The warships were surrounded by Japanese-held islands, but American air superiority forced them to travel at night with their light sources blacked out, except for colored signal-blinker lights. The darkness held the threat of hidden underwater reefs and torpedo attacks by much smaller, nimble American PT (patrol torpedo) boats.
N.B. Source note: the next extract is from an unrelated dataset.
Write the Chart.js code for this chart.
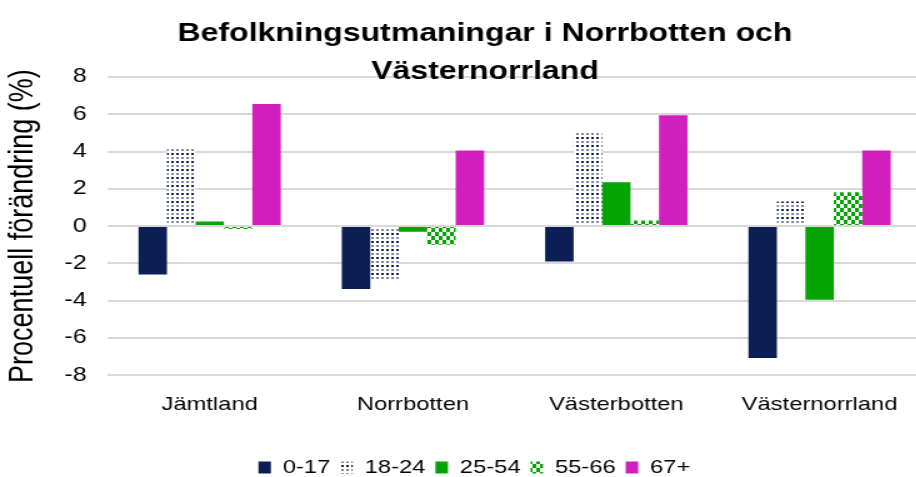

Lieutenant Commander Hanami had ordered his 245-man crew and thirteen officers to be extra alert: they had lost ten men to enemy shellfire in nearby waters several weeks before, and only a few hours earlier on their inbound journey to Kolombangara their four-boat convoy was the target of a ragged, futile torpedo attack by a small picket line of PT boats—an attack the Japanese easily brushed aside with a few shots from their guns and overflights by Japanese floatplanes zeroing in on the PT boats’ telltale phosphorescent wakes.
The Amagiri, or “Heavenly Mist,” destroyer of the Japanese Imperial Navy. (Japanese Government Photo)
Captain Tameichi Hara, the skipper of the nearby destroyer Shigure, braced himself throughout the journey as he considered these reef-infested waters a “weird and treacherous” zone. “The enemy, with his tight scout networks in this area, must have detected our activities,” he recalled, “and might spring out from any of the myriad shoals that lined the mazelike strait.” The convoy accelerated to 30 knots to make its getaway: “This was a truly breakneck speed for such a hazardous waterway. In peacetime no ship would have ventured here at night in excess of 12 knots, even with all lights burning. We, of course, were running fully blacked out. The night was sultry, but cold sweat stood out on every brow.” The convoy drew into a tight column formation with only 500 meters between ships.